Let $X$ is be smooth projective curve over an algebraically closed field $k$.
Let $S$ be a scheme and let $S \xrightarrow[]{t}\Bbb A^1$ be a global function. Let $\mathcal C_S$ be the category whose objects are pairs $(\mathcal E, \nabla )$ where $\mathcal E$ is a degree zero vector bundle on $X_S = X\times S$ and $\nabla$ is a connection on $\mathcal E$, and whose morphisms are isomorphisms commuting with the connections.
Prove that
- $\mathcal C_S$ with the "obvious" inverse image functor is a fibered catgory over the category $\operatorname{Aff}/\Bbb A^1$.
My attempt:
- I think that the obvious inverse image functor should take an object $(\mathcal E, \nabla ) \in \mathcal C_S$ as input and outputs an affine scheme over $\Bbb A^1$. The problem here is that neither $X$ nor $S$ are affine, so I thought rather about $\operatorname{Spec(\mathcal E(X\times S))} $, or even $\operatorname{Spec(\mathcal E(X))} $ but it doesn't seem right.

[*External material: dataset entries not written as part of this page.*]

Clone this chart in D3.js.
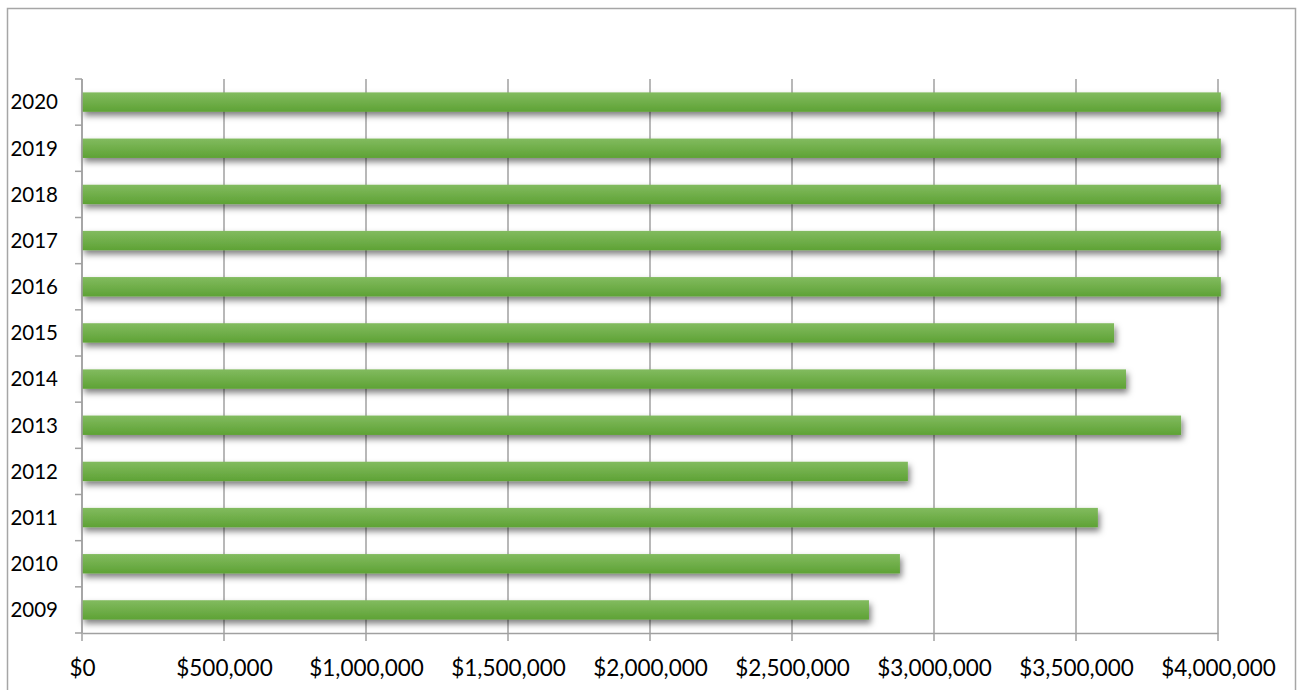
<!DOCTYPE html>
<html><head>
<meta charset="utf-8">
<title>Bar chart</title>
<script src="https://d3js.org/d3.v7.min.js"></script>
<style>
  body { margin: 0; background: #fff; }
  svg { display: block; }
  .tick text { font-family: Lato, "Open Sans", sans-serif; fill: #000; }
</style>
</head>
<body>
<div id="chart"></div>
<script>

// data
var years = ["2009", "2010", "2011", "2012", "2013", "2014", "2015", "2016", "2017", "2018", "2019", "2020"];
var amounts = [2771000, 2880000, 3577000, 2908000, 3870000, 3676000, 3634000, 4010000, 4010000, 4010000, 4010000, 4010000];
var xTicks = [0, 500000, 1000000, 1500000, 2000000, 2500000, 3000000, 3500000, 4000000];

var W = 1297, H = 690;
var margin = {top: 79, right: 79, bottom: 57, left: 82};
var width = W - margin.left - margin.right;
var height = H - margin.top - margin.bottom;

var root = d3.select("#chart").append("svg")
  .attr("width", W)
  .attr("height", H);

// chart border
root.append("rect")
  .attr("x", 7.5).attr("y", 8.5)
  .attr("width", 1288).attr("height", 700)
  .attr("fill", "none")
  .attr("stroke", "#a6a6a6")
  .attr("stroke-width", 1.5);

var defs = root.append("defs");
var grad = defs.append("linearGradient")
  .attr("id", "barGrad")
  .attr("x1", 0).attr("y1", 0).attr("x2", 0).attr("y2", 1);
grad.append("stop").attr("offset", "0%").attr("stop-color", "#82bb5f");
grad.append("stop").attr("offset", "100%").attr("stop-color", "#5ea235");

var shadow = defs.append("filter")
  .attr("id", "shadow")
  .attr("x", "-5%").attr("y", "-50%")
  .attr("width", "110%").attr("height", "250%");
shadow.append("feDropShadow")
  .attr("dx", 2).attr("dy", 4)
  .attr("stdDeviation", 3)
  .attr("flood-color", "#000")
  .attr("flood-opacity", 0.5);

var svg = root.append("g")
  .attr("transform", "translate(" + margin.left + "," + margin.top + ")");

var x = d3.scaleLinear()
  .domain([0, 4000000])
  .range([0, width]);

var y = d3.scaleBand()
  .domain(years.slice().reverse())
  .range([0, height])
  .paddingInner(0.58)
  .paddingOuter(0.29);

// vertical gridlines
svg.append("g")
  .selectAll("line")
  .data(xTicks)
  .enter().append("line")
    .attr("x1", function(d) { return x(d); })
    .attr("x2", function(d) { return x(d); })
    .attr("y1", 0)
    .attr("y2", height + 8)
    .attr("stroke", "#a0a0a0")
    .attr("stroke-width", 1.5);

// x axis
var xAxis = d3.axisBottom(x)
  .tickValues(xTicks)
  .tickSize(0)
  .tickPadding(27)
  .tickFormat(function(d) { return "$" + d3.format(",")(d); });

var gx = svg.append("g")
  .attr("transform", "translate(0," + height + ")")
  .call(xAxis);
gx.select(".domain").attr("stroke", "#a0a0a0").attr("stroke-width", 1.5);
gx.selectAll(".tick text").style("font-size", "22.5px");

// bars
svg.append("g")
  .selectAll("rect")
  .data(years)
  .enter().append("rect")
    .attr("x", x(0))
    .attr("y", function(d) { return y(d); })
    .attr("width", function(d, i) { return x(amounts[i]); })
    .attr("height", y.bandwidth())
    .attr("fill", "url(#barGrad)")
    .attr("filter", "url(#shadow)");

// y axis: ticks sit on the band boundaries
var step = y.step();
var bounds = d3.range(years.length + 1).map(function(i) { return i * step; });
var gy = svg.append("g");
gy.append("line")
  .attr("x1", 0).attr("x2", 0)
  .attr("y1", 0).attr("y2", height)
  .attr("stroke", "#a0a0a0").attr("stroke-width", 1.5);
gy.selectAll("line.bt")
  .data(bounds)
  .enter().append("line")
    .attr("class", "bt")
    .attr("x1", -7).attr("x2", 0)
    .attr("y1", function(d) { return d; })
    .attr("y2", function(d) { return d; })
    .attr("stroke", "#a0a0a0").attr("stroke-width", 1.5);
gy.selectAll("text")
  .data(years)
  .enter().append("text")
    .attr("x", -24)
    .attr("y", function(d) { return y(d) + y.bandwidth() / 2; })
    .attr("dy", "0.36em")
    .attr("text-anchor", "end")
    .style("font-family", "Lato, 'Open Sans', sans-serif")
    .style("font-size", "20.5px")
    .text(function(d) { return d; });

</script>
</body></html>
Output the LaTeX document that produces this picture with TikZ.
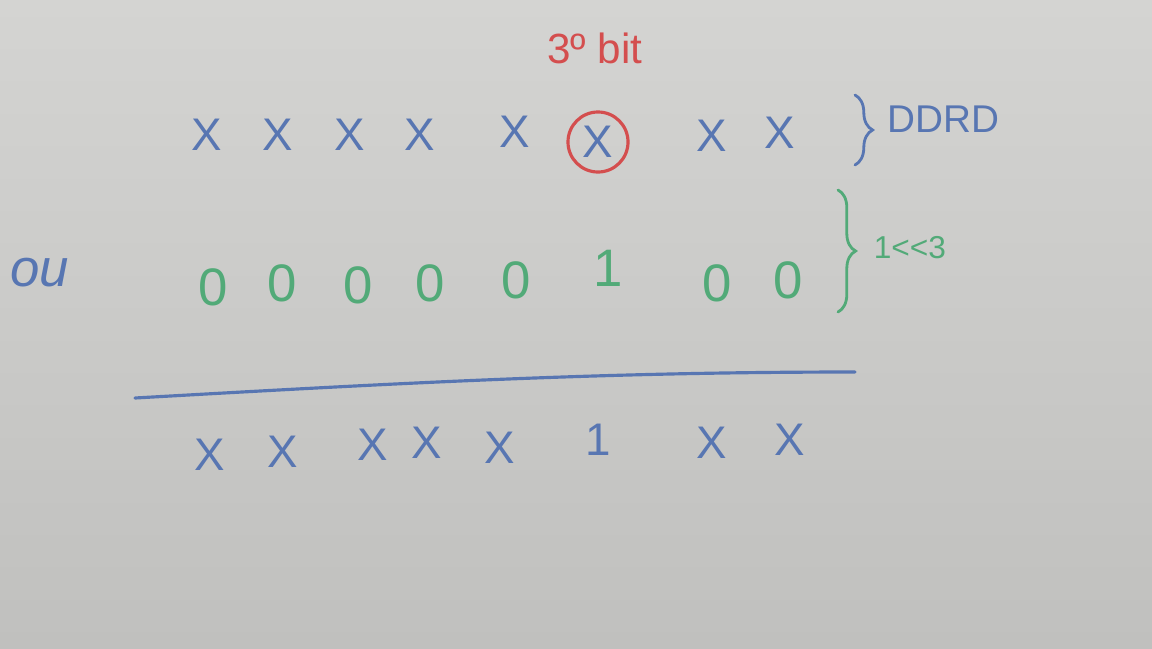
\documentclass[tikz,border=0pt]{standalone}
\usepackage{fontspec}
\setmainfont{Liberation Sans}
\usetikzlibrary{positioning, decorations.pathreplacing}

\definecolor{board}{RGB}{212,212,210}
\definecolor{boardlow}{RGB}{192,192,190}
\definecolor{penblue}{RGB}{88,118,178}
\definecolor{pengreen}{RGB}{82,170,120}
\definecolor{penred}{RGB}{212,78,78}

\tikzset{
  bitx/.style={text=penblue, font=\fontsize{13}{15}\selectfont, inner sep=1pt},
  bitmask/.style={text=pengreen, font=\fontsize{15}{17}\selectfont, inner sep=1pt},
  note/.style={font=\fontsize{12}{14}\selectfont, inner sep=1pt},
  bracemark/.style={decorate, decoration={brace, amplitude=5pt}, line width=0.8pt},
}

\begin{document}
\begin{tikzpicture}[x=0.01cm, y=-0.01cm, line cap=round]
\shade[top color=board, bottom color=boardlow] (0,0) rectangle (1152,648);
\useasboundingbox (0,0) rectangle (1152,648);
%
% register DDRD
\foreach \i/\x/\y in {1/207/135, 2/278/135, 3/350/135, 4/420/135, 5/515/132,
                      6/598/142, 7/712/136, 8/780/133}
  \node[bitx] (d\i) at (\x,\y) {X};
\node[draw=penred, circle, line width=0.9pt, minimum size=0.6cm] (pick) at (d6) {};
\node[note, text=penred] (third) at (595,48) {3º bit};
\draw[bracemark, penblue] (855,95) -- coordinate (ddrd brace) (855,165);
\node[note, text=penblue, font=\fontsize{11}{13}\selectfont, right=8pt of ddrd brace, yshift=3pt] (ddrd) {DDRD};
%
% mask 1<<3
\node[note, text=penblue, font=\fontsize{15}{17}\selectfont\itshape] (ou) at (40,273) {ou};
\foreach \i/\x/\y/\b in {1/213/287/0, 2/282/283/0, 3/358/285/0, 4/430/283/0,
                         5/516/280/0, 6/608/268/1, 7/717/283/0, 8/788/280/0}
  \node[bitmask] (m\i) at (\x,\y) {\b};
\draw[bracemark, pengreen] (838,190) -- coordinate (mask brace) (838,312);
\node[note, text=pengreen, font=\fontsize{9}{11}\selectfont, right=9pt of mask brace, yshift=1pt] (shift) {1<\kern0pt<3};
%
% result
\coordinate (rule left) at (135,398);
\coordinate (rule right) at (855,372);
\draw[penblue, line width=0.9pt] (rule left) .. controls (400,383) and (600,372) .. (rule right);
\foreach \i/\x/\y/\b in {1/210/455/X, 2/283/452/X, 3/373/445/X, 4/427/443/X,
                         5/500/448/X, 6/598/440/1, 7/712/443/X, 8/790/440/X}
  \node[bitx] (r\i) at (\x,\y) {\b};
\end{tikzpicture}
\end{document}
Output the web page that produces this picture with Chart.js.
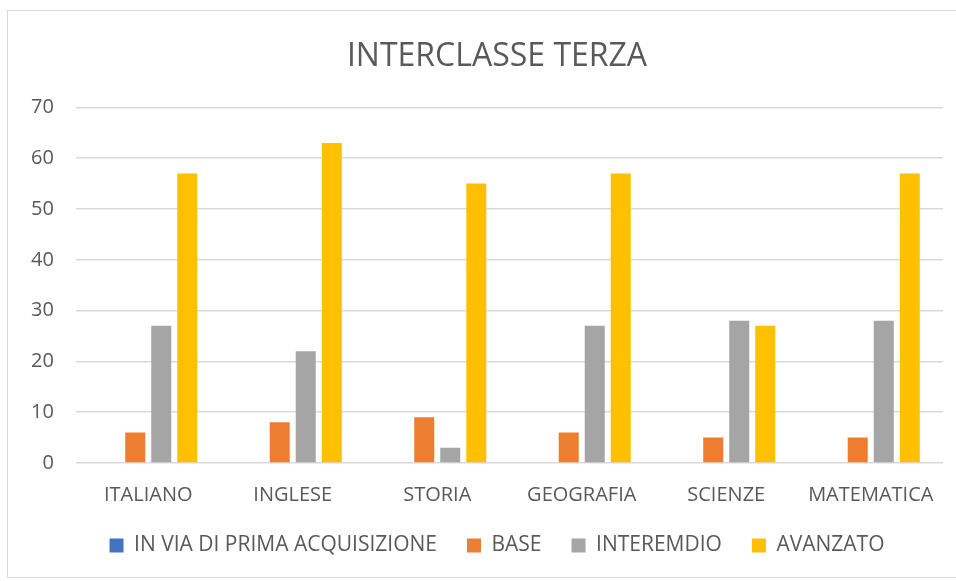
<!DOCTYPE html>
<html>
<head>
<meta charset="utf-8">
<script src="https://cdn.jsdelivr.net/npm/chart.js@4"></script>
<style>
  html, body { margin: 0; padding: 0; background: #fff; }
  #frame {
    position: absolute; left: 7px; top: 10px; width: 956px; height: 568px;
    border: 1px solid #d9d9d9; box-sizing: border-box;
  }
  #wrap { position: absolute; left: 0; top: 0; width: 956px; height: 581px; }
</style>
</head>
<body>
<div id="frame"></div>
<div id="wrap"><canvas id="chart"></canvas></div>
<script>
// --- DATI ---
const categories = ['ITALIANO', 'INGLESE', 'STORIA', 'GEOGRAFIA', 'SCIENZE', 'MATEMATICA'];
const inViaDiPrima = [0, 0, 0, 0, 0, 0];
const base = [6, 8, 9, 6, 5, 5];
const intermedio = [27, 22, 3, 27, 28, 28];
const avanzato = [57, 63, 55, 57, 27, 57];
const yTicks = [0, 10, 20, 30, 40, 50, 60, 70];

const textColor = '#595959';
const fontFamily = '"Open Sans", "Liberation Sans", sans-serif';

const ctx = document.getElementById('chart').getContext('2d');
new Chart(ctx, {
    type: 'bar',
    data: {
        labels: categories,
        datasets: [
            { label: 'IN VIA DI PRIMA ACQUISIZIONE', data: inViaDiPrima, backgroundColor: '#4472c4' },
            { label: 'BASE', data: base, backgroundColor: '#ed7d31' },
            { label: 'INTEREMDIO', data: intermedio, backgroundColor: '#a5a5a5' },
            { label: 'AVANZATO', data: avanzato, backgroundColor: '#ffc000' }
        ]
    },
    options: {
        responsive: true,
        maintainAspectRatio: false,
        animation: false,
        datasets: {
            bar: { categoryPercentage: 0.72, barPercentage: 0.77 }
        },
        // il padding sinistro più largo serve a centrare titolo e legenda come nell'originale
        layout: { padding: { left: 51, right: 13, top: 22, bottom: 15 } },
        scales: {
            x: {
                grid: { display: false },
                border: { display: false },
                afterFit: (scale) => { scale.height = 42; },
                ticks: { color: textColor, font: { family: fontFamily, size: 20 }, padding: 12 }
            },
            y: {
                min: 0,
                max: 70,
                afterBuildTicks: (scale) => { scale.ticks = yTicks.map(v => ({ value: v })); },
                afterFit: (scale) => { scale.width = 25; },
                grid: { color: '#d9d9d9', lineWidth: 1.5, drawTicks: false },
                border: { display: false },
                // mirror evita il ritaglio delle etichette nell'asse stretto
                ticks: {
                    color: textColor,
                    font: { family: fontFamily, size: 20 },
                    mirror: true,
                    crossAlign: 'far',
                    padding: -45
                }
            }
        },
        plugins: {
            title: {
                display: true,
                text: 'INTERCLASSE TERZA',
                color: textColor,
                font: { family: fontFamily, size: 32, weight: 'normal' },
                padding: { top: 16, bottom: 31 }
            },
            legend: {
                position: 'bottom',
                labels: {
                    color: textColor,
                    font: { family: fontFamily, size: 21 },
                    boxWidth: 14,
                    boxHeight: 14,
                    padding: 30
                }
            },
            tooltip: { enabled: false }
        }
    }
});
</script>
</body>
</html>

I don't know what would be this inverse image functor?
Thank you for your help.
The problem is a bit ambiguously stated, but I think it should probably be interpreted so that $\mathcal C_S$ is the fiber of the fibered category over $S$, which must be restricted to be affine. Then we have the fibered category $(S\to \mathbb A^1)\mapsto \mathcal C_S$, and then you can start to think about an inverse image functor induced by a map $T\to S$ of affines over $\mathbb A^1$. Note that your attempt is about trying to construct a fiber functor, or the forgetful functor, from $\mathcal C_S$ to $\mathrm{Aff}/\mathbb A^1$, which is not the same as the inverse image functor.